Regarding AI and a Ticking Clock
This is a follow-up to my previous AI essay. While researching AI, I noticed an interview with Neil deGrasse Tyson, which partly dealt with the AI fear factor. The interviewer mentioned what Stephen Hawking said about AI. It was interesting to watch Tyson explain how he differs from Hawking. Two geniuses have divergent views about AI.
Tyson’s monologue about self-awareness, self-design, and self-learning fascinated me. It is hard to grasp the ability of an AI to upload all knowledge in the world in a matter of a few minutes. Nonetheless, excluding the differences in our IQ, I am intrigued by our mindsets that run parallel to each other. Much of the fretting about AI relates to linguistics along with fear.
I have always seen AI as merely hyper-mindsets of great minds. Galileo rattled the Catholic Church with his notion of a heliocentric universe. Protestants had difficulty dealing with evolution. Darwin didn’t want to have his theory published until after his death. He would have preferred not to listen to the creationists.
When we decide on the truth about science or any belief, that notion doesn’t budge for centuries or sometimes millennia. Many humans still believe that males are superior to females. Men decide on the reproductive rights of women. Name a country where equality of the sexes is believed and practiced.
The second similarity that Tyson and I share, and the most critical parallel, deals with the ticking clock at a global and personal level. Listen to Tyson’s response to the interviewer’s question about the ticking clock.
Tyson’s comment is an expression that was informed by dancing with death. Go to the Last Lecture. I have danced with death twice. I fully understood that I was lucky to be alive, but my knowledge base was intellectual. A friend sent me a link to Randy Pausch’s Last Lecture, which is an hour and sixteen minutes long. It didn’t take me long before I grasped the reality of death in my gut. Talk about transformative moments in one’s life.
Tyson’s response to the end of the world reflects a counterintuitive mindset. He is active due to looking at death. Neither of us sees life and prepares to die. I’m eighty years old, and my drive in my twilight years is to assist my family members in Myanmar. I met them a decade ago. I realize my clock is ticking. Talk about a drive.
On my last trip to visit my family, we went on a family tour to a couple of places I had visited on previous trips, but we went to places that hardly any American ever visited.
Set Set Yo is such a place that hardly sees any tourists. At the end of hundreds of photos, there are several videos. This video is of my discovering my great-granddaughter, who wasn’t yet a one-year-old child. Look at her eyes that are linked with mine. She is attempting to process what was happening. A one-year-old and her great-grandfather were attempting to grasp that moment.

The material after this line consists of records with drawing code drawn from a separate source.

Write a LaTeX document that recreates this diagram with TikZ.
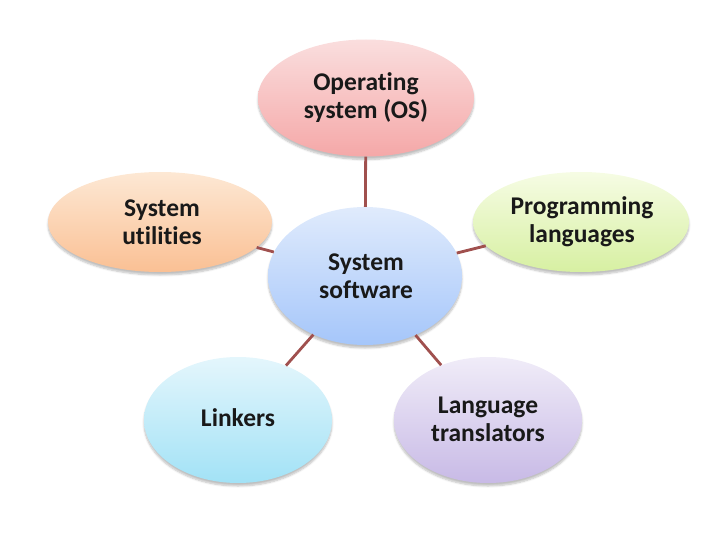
\documentclass[tikz,border=0pt]{standalone}
\usepackage{fontspec}
\setmainfont[Ligatures={NoCommon}]{Carlito}
\usetikzlibrary{shapes.geometric,shadows.blur}
\definecolor{linkc}{RGB}{160,80,78}
\begin{document}
\begin{tikzpicture}[x=1pt,y=-1pt,
  bub/.style={ellipse,inner sep=0pt,
    blur shadow={shadow xshift=0pt,shadow yshift=-3pt,shadow blur steps=6,shadow opacity=25}},
  lbl/.style={font=\bfseries\fontsize{25.5}{28}\selectfont,align=center,text=black!90},
  link/.style={draw=linkc,line width=2.8pt}]
\useasboundingbox (0,0) rectangle (720,540);
\node[bub,minimum width=216,minimum height=117,top color={rgb,255:red,250;green,222;blue,222},bottom color={rgb,255:red,245;green,168;blue,168}] (os) at (366,98) {};
\node[bub,minimum width=224,minimum height=100,top color={rgb,255:red,253;green,232;blue,212},bottom color={rgb,255:red,250;green,192;blue,148}] (util) at (160,222) {};
\node[bub,minimum width=194,minimum height=138,top color={rgb,255:red,224;green,235;blue,252},bottom color={rgb,255:red,165;green,198;blue,250}] (sw) at (365,276) {};
\node[bub,minimum width=216,minimum height=100,top color={rgb,255:red,246;green,252;blue,228},bottom color={rgb,255:red,215;green,240;blue,162}] (prog) at (581,222) {};
\node[bub,minimum width=188,minimum height=126,top color={rgb,255:red,228;green,246;blue,252},bottom color={rgb,255:red,162;green,226;blue,246}] (link) at (238,420) {};
\node[bub,minimum width=188,minimum height=126,top color={rgb,255:red,240;green,236;blue,248},bottom color={rgb,255:red,200;green,186;blue,230}] (tr) at (488,420) {};
\draw[link] (os) -- (sw);
\draw[link] (util) -- (sw);
\draw[link] (prog) -- (sw);
\draw[link] (link) -- (sw);
\draw[link] (tr) -- (sw);
\node[lbl] (ost) at (366,98) {Operating\\system (OS)};
\node[lbl] (utilt) at (162,222) {System\\utilities};
\node[lbl] (swt) at (366,276) {System\\software};
\node[lbl] (progt) at (582,222) {Programming\\languages};
\node[lbl] (linkt) at (238,418) {Linkers};
\node[lbl] (trt) at (488,419) {Language\\translators};
\end{tikzpicture}
\end{document}
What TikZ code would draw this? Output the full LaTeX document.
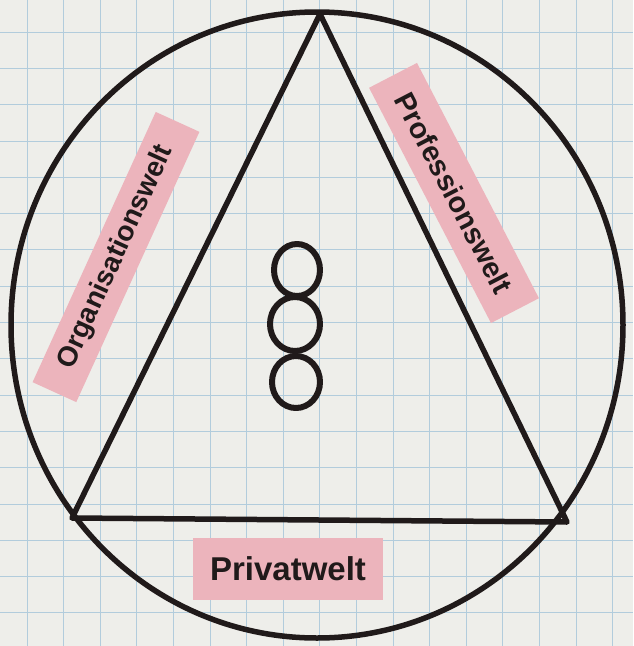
\documentclass[tikz,border=0pt]{standalone}
\usepackage{fontspec}
\setmainfont{Liberation Sans}
\definecolor{paper}{RGB}{238,238,234}
\definecolor{gridblue}{RGB}{178,204,220}
\definecolor{marker}{RGB}{236,180,188}
\definecolor{ink}{RGB}{32,26,26}
\tikzset{
    pen/.style={ink, line width=5.5pt, line join=round, line cap=round},
    tag/.style={fill=marker, text=ink, inner sep=0pt, font=\fontsize{#1}{#1}\selectfont\bfseries},
}

\begin{document}
\begin{tikzpicture}[x=1pt, y=-1pt]
    \useasboundingbox (0,0) rectangle (633,646);
    % paper with the grid
        \fill[paper] (0,0) rectangle (633,646);
        \foreach \gx in {0,...,17} \draw[gridblue, line width=0.8pt] (27+36.6*\gx,0) -- (27+36.6*\gx,646);
        \foreach \gy in {0,...,17} \draw[gridblue, line width=0.8pt] (0,32+36.3*\gy) -- (633,32+36.3*\gy);
    % corners of the triangle
        \coordinate (top) at (320,14);
        \coordinate (left) at (72,518);
        \coordinate (right) at (567,522);
    % the outer circle and the triangle
        \draw[pen] (317,325) ellipse [x radius=306, y radius=313];
        \draw[pen] (top) -- (left) -- (right) -- cycle;
    % the three rings in the middle
        \draw[pen, line width=6pt] (297,270) ellipse [x radius=23, y radius=26];
        \draw[pen, line width=6pt] (295,324) ellipse [x radius=25, y radius=27];
        \draw[pen, line width=6pt] (296,382) ellipse [x radius=24, y radius=26];
    % Below nodes are the labels.
        \node[tag=33, minimum width=190, minimum height=62] (privat) at (288,569) {Privatwelt};
        \node[tag=29, minimum width=265, minimum height=54, rotate=-62.6] (profession) at (454,193) {Professionswelt};
        \node[tag=28, minimum width=297, minimum height=48, rotate=65.5] (organisation) at (116,257) {Organisationswelt};
\end{tikzpicture}
\end{document}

I will do everything humanly possible to assist my family. However, Ti Ti, my oldest granddaughter, was turned down for a student visa several months ago on her third request at the US Embassy in Myanmar. I have tried writing to the chargé d’affaires several times, but the gatekeeper refuses to forward my email to that person. I have written and called the State Department. They said to contact the embassy. The interviewers never gave Ti Ti a reason for rejecting her. She told them that she wanted to go to college and return to make Myanmar a better place.
Interestingly, after writing about Ti Ti being rejected several months ago, someone hacked into my website. That was the only time someone deleted my webpage in over thirty years. That raised questions about whether it had anything to do with the essays I wrote regarding Ti Ti not getting a student visa at our embassy in Myanmar. Fortunately, much of my website has been restored, including all the photos of my trips to Myanmar and my family.
After the gatekeeper at the embassy refused to forward my email to the chargé d’affaires, I wrote emails to two well-known American prosecutors and an ambassador, who didn’t receive the emails because the gatekeeper or the lawyers and ambassador were too busy to respond.
That hasn’t stopped me. I am continuing to reach out for assistance. That drive is identical to what Tyson talked about when facing the destruction of the world. The only difference between Tyson’s determination and mine is that I am in my twilight years. That haunts me, which only intensifies my determination. I won’t be on my deathbed, having failed Ti Ti.